Andaluz, Lorca não poderia deixar de se influenciar pela rica cultura da região. Ela está na origem de uma de suas obras maiores, o Romancero Gitano. No entanto, com o sucesso rápido, Lorca viu-se preso ao rótulo de "costumbrista", que poderíamos traduzir como "folclórico". Seria alguém profundamente ligado às coisas da terra, aos costumes e às artes populares. Em seu caso ao folclore andaluz, sem visão do universal. Isso o incomodava. Dizia que os ciganos eram apenas um tema, e poderia escrever sobre outros. Não queria ser aprisionado em etiquetas e sua ampla cultura o empurrava mais para o universalismo. Decidiu viajar para os Estados Unidos e viver algum tempo por lá. O livro Poeta em Nova York foi publicado apenas após sua morte.

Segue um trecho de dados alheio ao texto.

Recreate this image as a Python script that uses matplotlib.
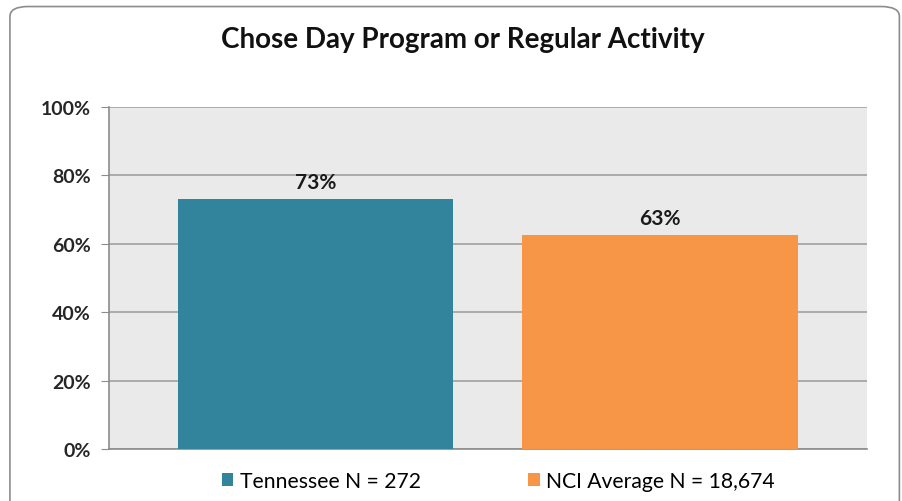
import matplotlib.pyplot as plt
from matplotlib.patches import FancyBboxPatch, Patch
from matplotlib.ticker import PercentFormatter

series = ['Tennessee N = 272', 'NCI Average N = 18,674']
values = [0.73, 0.625]
labels = ['73%', '63%']
colors = ['#31849B', '#F79646']

plt.rcParams['font.family'] = ['Lato', 'DejaVu Sans']

fig = plt.figure(figsize=(9.03, 5.02), dpi=100)

# rounded chart border
border = FancyBboxPatch((0.011, -0.05), 0.985, 1.035,
                        boxstyle='round,pad=0,rounding_size=0.02',
                        transform=fig.transFigure, facecolor='white',
                        edgecolor='#8c8c8c', linewidth=1.2, zorder=-10)
fig.patches.append(border)

ax = fig.add_axes([0.1207, 0.1036, 0.8393, 0.6814])
ax.set_facecolor('#EAEAEA')

positions = [-0.2275, 0.2275]
bars = ax.bar(positions, values, width=0.364, color=colors, zorder=3)
for b, lab in zip(bars, labels):
    ax.text(b.get_x() + b.get_width() / 2, b.get_height() + 0.02, lab,
            ha='center', va='bottom', fontsize=15, fontweight='bold', color='#1a1a1a')

ax.set_xlim(-0.5, 0.5)
ax.set_ylim(0, 1)
ax.set_yticks([0, 0.2, 0.4, 0.6, 0.8, 1.0])
ax.yaxis.set_major_formatter(PercentFormatter(1.0, decimals=0))
ax.grid(axis='y', color='#a0a0a0', linewidth=1.2, zorder=0)
ax.set_xticks([])
for s in ['top', 'right']:
    ax.spines[s].set_visible(False)
for s in ['left', 'bottom']:
    ax.spines[s].set_color('#8c8c8c')
    ax.spines[s].set_linewidth(1.2)
ax.tick_params(axis='y', length=6, color='#8c8c8c', labelsize=14, pad=7)
for t in ax.get_yticklabels():
    t.set_fontweight('bold')
    t.set_color('#262626')

fig.text(0.513, 0.921, 'Chose Day Program or Regular Activity', ha='center', va='center',
         fontsize=20, fontweight='bold', color='#111111')

handles = [Patch(facecolor=c) for c in colors]
fig.legend(handles, series, loc='center', bbox_to_anchor=(0.552, 0.04), ncol=2,
           frameon=False, fontsize=15.2, handlelength=0.55, handleheight=0.55,
           handletextpad=0.3, columnspacing=5.1)

fig.savefig('out.png', dpi=100)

O fato é que sua obra sempre viajou bem - e não apenas com passaporte do idioma espanhol. O que não teria acontecido caso fosse autor apenas regional. Se o rótulo o incomodava, hoje a questão regional x internacional parece mais bem resolvida, na definição simplificada que passa pela fórmula de Tolstoi: para ser universal o artista deve falar de sua aldeia. Além do mais, a espetacular arte cigana não deixa ninguém indiferente, menos ainda um andaluz como Lorca. Culto e de horizontes amplos, tomava esses ricos elementos gitanos como pontos de partida para uma arte de reverberação universal. Por exemplo, na oposição inconciliável entre o modo de ser cigano e o da sociedade burguesa, o que empresta a essa poesia uma tonalidade política.
Suas peças gozam de prestígio idêntico - e talvez até maior - que sua poesia. Bodas de Sangue (1933), Yerma (1934) e A Casa de Bernarda Alba (1936) estão entre os textos mais encenados de todo o mundo. E também filmados. Bodas de Sangue deu origem a dois filmes homônimos, de Edmundo Guibourg, em 1938, e de Carlos Saura, em 1981. O mesmo para Casa de Bernarda Alba (Mario Camus, 182) e Yerma (Pilar Távora, 1998). Ano passado, a cineasta Paula Ortiz fez uma versão livre de Bodas de Sangue intitulada La Novia, com a bela Inma Cuesta no papel principal.
Após 80 anos, Lorca continua vivo em sua obra. Ignora-se o nome de quem o assassinou.